■ **To do**
Copy out the listing in full, exactly as written, but not its pictures.
========
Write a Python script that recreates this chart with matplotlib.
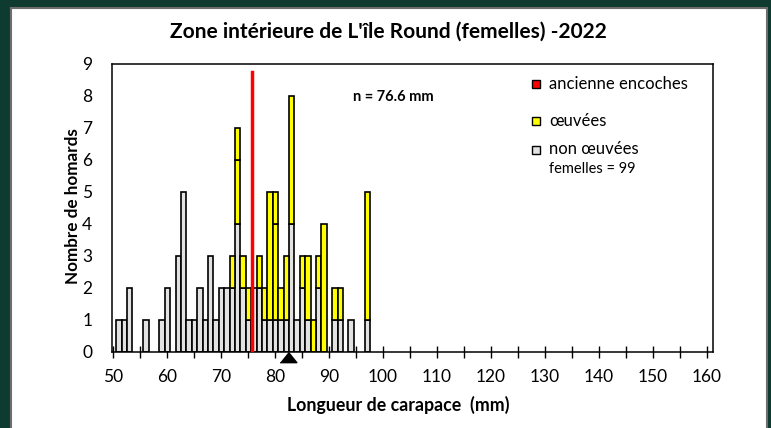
import numpy as np
import matplotlib
matplotlib.use('Agg')
import matplotlib.pyplot as plt
import matplotlib as mpl
from matplotlib.patches import Rectangle

mpl.rcParams['font.family'] = ['Lato', 'DejaVu Sans']
mpl.rcParams['font.size'] = 12

# longueur de carapace (mm) et nombre de homards par classe
longueur = [51, 52, 53, 56, 59, 60, 62, 63, 64, 65, 66, 67, 68, 69, 70, 71, 72, 73, 74,
            75, 76, 77, 78, 79, 80, 81, 82, 83, 84, 85, 86, 87, 88, 89, 91, 92, 94, 97]
non_oeuvees = [1, 1, 2, 1, 1, 2, 3, 5, 1, 1, 2, 1, 3, 1, 2, 2, 2, 4, 2,
               1, 2, 2, 1, 1, 1, 1, 1, 4, 1, 2, 1, 0, 2, 0, 1, 1, 1, 1]
oeuvees = [0, 0, 0, 0, 0, 0, 0, 0, 0, 0, 0, 0, 0, 0, 0, 0, 1, 2, 1,
           1, 0, 1, 1, 4, 3, 1, 2, 4, 0, 1, 2, 1, 1, 4, 1, 1, 0, 4]
oeuvees_haut = [0, 0, 0, 0, 0, 0, 0, 0, 0, 0, 0, 0, 0, 0, 0, 0, 0, 1, 0,
                0, 0, 0, 0, 0, 1, 0, 0, 0, 0, 0, 0, 0, 0, 0, 0, 0, 0, 0]
ancienne_encoches = [0] * len(longueur)

moyenne_ligne = 75.8   # position de la ligne rouge
taille_min = 82.5      # taille minimale (triangle)
n_femelles = 99

W, H = 771, 428
def px(x, y):
    return (x / W, 1 - y / H)

grey = '#e2e2e2'
yellow = '#ffff00'
red = '#ff0000'

fig = plt.figure(figsize=(W / 100, H / 100), dpi=100, facecolor='#0f3a2f')
fig.patches.append(Rectangle(px(11, 430), (767 - 11) / W, (430 - 8) / H,
                             transform=fig.transFigure, facecolor='white',
                             edgecolor='#6e6e6e', lw=1.5, zorder=-5))

l, r, t, b = 111.7, 712.7, 64, 352
ax = fig.add_axes([l / W, 1 - b / H, (r - l) / W, (b - t) / H])
ax.set_facecolor('white')
ax.set_zorder(1)

x = np.array(longueur) + 0.15
g = np.array(non_oeuvees)
y1 = np.array(oeuvees)
y2 = np.array(oeuvees_haut)
rr = np.array(ancienne_encoches)

m = g > 0
ax.bar(x[m], g[m], width=1.0, color=grey, edgecolor='black', lw=1.2, zorder=2)
m = y1 > 0
ax.bar(x[m], y1[m], bottom=g[m], width=1.0, color=yellow, edgecolor='black', lw=1.2, zorder=2)
m = y2 > 0
ax.bar(x[m], y2[m], bottom=(g + y1)[m], width=1.0, color=yellow, edgecolor='black', lw=1.2, zorder=2)
m = rr > 0
ax.bar(x[m], rr[m], bottom=(g + y1 + y2)[m], width=1.0, color=red, edgecolor='black', lw=1.2, zorder=2)

ax.plot([moyenne_ligne, moyenne_ligne], [0, 8.76], color=red, lw=2.5, zorder=3)
tri = [(-1, -0.62), (1, -0.62), (0, 0.62)]
ax.plot([taille_min], [-0.16], marker=tri, color='black', markersize=12, clip_on=False, zorder=4)

ax.set_xlim(49.8, 161.1)
ax.set_ylim(0, 9)
ax.set_xticks(range(50, 161, 10))
ax.set_xticks(range(55, 160, 10), minor=True)
ax.set_yticks(range(0, 10))
ax.tick_params(axis='x', which='both', direction='inout', length=8, width=1, pad=8, labelsize=12.5)
ax.tick_params(axis='y', length=0, pad=14, labelsize=12.5)
for s in ax.spines.values():
    s.set_linewidth(1.1)

fig.text(*px(388, 32), "Zone intérieure de L'île Round (femelles) -2022", ha='center', va='center',
         fontsize=15, fontweight='bold')
fig.text(*px(398, 405), 'Longueur de carapace  (mm)', ha='center', va='center',
         fontsize=12.8, fontweight='bold')
fig.text(*px(73, 206), 'Nombre de homards', ha='center', va='center', rotation=90,
         fontsize=12.3, fontweight='bold')
fig.text(*px(353, 97), 'n = 76.6 mm', ha='left', va='center', fontsize=10.5, fontweight='bold')

leg = [('ancienne encoches', red, 84), ('œuvées', yellow, 120.5), ('non œuvées', grey, 149.5)]
for lab, c, yy in leg:
    fig.patches.append(Rectangle(px(532, yy + 4), 8 / W, 8 / H, transform=fig.transFigure,
                                 facecolor=c, edgecolor='black', lw=1, zorder=5))
    fig.text(*px(549, yy), lab, ha='left', va='center', fontsize=12, zorder=6)
fig.text(*px(549, 169), 'femelles = %d' % n_femelles, ha='left', va='center', fontsize=10.5, zorder=6)

fig.savefig('out.png', dpi=100, facecolor=fig.get_facecolor())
========
■ **Full output**
Write a Python script that recreates this chart with matplotlib.
import numpy as np
import matplotlib
matplotlib.use('Agg')
import matplotlib.pyplot as plt
import matplotlib as mpl
from matplotlib.patches import Rectangle

mpl.rcParams['font.family'] = ['Lato', 'DejaVu Sans']
mpl.rcParams['font.size'] = 12

# longueur de carapace (mm) et nombre de homards par classe
longueur = [51, 52, 53, 56, 59, 60, 62, 63, 64, 65, 66, 67, 68, 69, 70, 71, 72, 73, 74,
            75, 76, 77, 78, 79, 80, 81, 82, 83, 84, 85, 86, 87, 88, 89, 91, 92, 94, 97]
non_oeuvees = [1, 1, 2, 1, 1, 2, 3, 5, 1, 1, 2, 1, 3, 1, 2, 2, 2, 4, 2,
               1, 2, 2, 1, 1, 1, 1, 1, 4, 1, 2, 1, 0, 2, 0, 1, 1, 1, 1]
oeuvees = [0, 0, 0, 0, 0, 0, 0, 0, 0, 0, 0, 0, 0, 0, 0, 0, 1, 2, 1,
           1, 0, 1, 1, 4, 3, 1, 2, 4, 0, 1, 2, 1, 1, 4, 1, 1, 0, 4]
oeuvees_haut = [0, 0, 0, 0, 0, 0, 0, 0, 0, 0, 0, 0, 0, 0, 0, 0, 0, 1, 0,
                0, 0, 0, 0, 0, 1, 0, 0, 0, 0, 0, 0, 0, 0, 0, 0, 0, 0, 0]
ancienne_encoches = [0] * len(longueur)

moyenne_ligne = 75.8   # position de la ligne rouge
taille_min = 82.5      # taille minimale (triangle)
n_femelles = 99

W, H = 771, 428
def px(x, y):
    return (x / W, 1 - y / H)

grey = '#e2e2e2'
yellow = '#ffff00'
red = '#ff0000'

fig = plt.figure(figsize=(W / 100, H / 100), dpi=100, facecolor='#0f3a2f')
fig.patches.append(Rectangle(px(11, 430), (767 - 11) / W, (430 - 8) / H,
                             transform=fig.transFigure, facecolor='white',
                             edgecolor='#6e6e6e', lw=1.5, zorder=-5))

l, r, t, b = 111.7, 712.7, 64, 352
ax = fig.add_axes([l / W, 1 - b / H, (r - l) / W, (b - t) / H])
ax.set_facecolor('white')
ax.set_zorder(1)

x = np.array(longueur) + 0.15
g = np.array(non_oeuvees)
y1 = np.array(oeuvees)
y2 = np.array(oeuvees_haut)
rr = np.array(ancienne_encoches)

m = g > 0
ax.bar(x[m], g[m], width=1.0, color=grey, edgecolor='black', lw=1.2, zorder=2)
m = y1 > 0
ax.bar(x[m], y1[m], bottom=g[m], width=1.0, color=yellow, edgecolor='black', lw=1.2, zorder=2)
m = y2 > 0
ax.bar(x[m], y2[m], bottom=(g + y1)[m], width=1.0, color=yellow, edgecolor='black', lw=1.2, zorder=2)
m = rr > 0
ax.bar(x[m], rr[m], bottom=(g + y1 + y2)[m], width=1.0, color=red, edgecolor='black', lw=1.2, zorder=2)

ax.plot([moyenne_ligne, moyenne_ligne], [0, 8.76], color=red, lw=2.5, zorder=3)
tri = [(-1, -0.62), (1, -0.62), (0, 0.62)]
ax.plot([taille_min], [-0.16], marker=tri, color='black', markersize=12, clip_on=False, zorder=4)

ax.set_xlim(49.8, 161.1)
ax.set_ylim(0, 9)
ax.set_xticks(range(50, 161, 10))
ax.set_xticks(range(55, 160, 10), minor=True)
ax.set_yticks(range(0, 10))
ax.tick_params(axis='x', which='both', direction='inout', length=8, width=1, pad=8, labelsize=12.5)
ax.tick_params(axis='y', length=0, pad=14, labelsize=12.5)
for s in ax.spines.values():
    s.set_linewidth(1.1)

fig.text(*px(388, 32), "Zone intérieure de L'île Round (femelles) -2022", ha='center', va='center',
         fontsize=15, fontweight='bold')
fig.text(*px(398, 405), 'Longueur de carapace  (mm)', ha='center', va='center',
         fontsize=12.8, fontweight='bold')
fig.text(*px(73, 206), 'Nombre de homards', ha='center', va='center', rotation=90,
         fontsize=12.3, fontweight='bold')
fig.text(*px(353, 97), 'n = 76.6 mm', ha='left', va='center', fontsize=10.5, fontweight='bold')

leg = [('ancienne encoches', red, 84), ('œuvées', yellow, 120.5), ('non œuvées', grey, 149.5)]
for lab, c, yy in leg:
    fig.patches.append(Rectangle(px(532, yy + 4), 8 / W, 8 / H, transform=fig.transFigure,
                                 facecolor=c, edgecolor='black', lw=1, zorder=5))
    fig.text(*px(549, yy), lab, ha='left', va='center', fontsize=12, zorder=6)
fig.text(*px(549, 169), 'femelles = %d' % n_femelles, ha='left', va='center', fontsize=10.5, zorder=6)

fig.savefig('out.png', dpi=100, facecolor=fig.get_facecolor())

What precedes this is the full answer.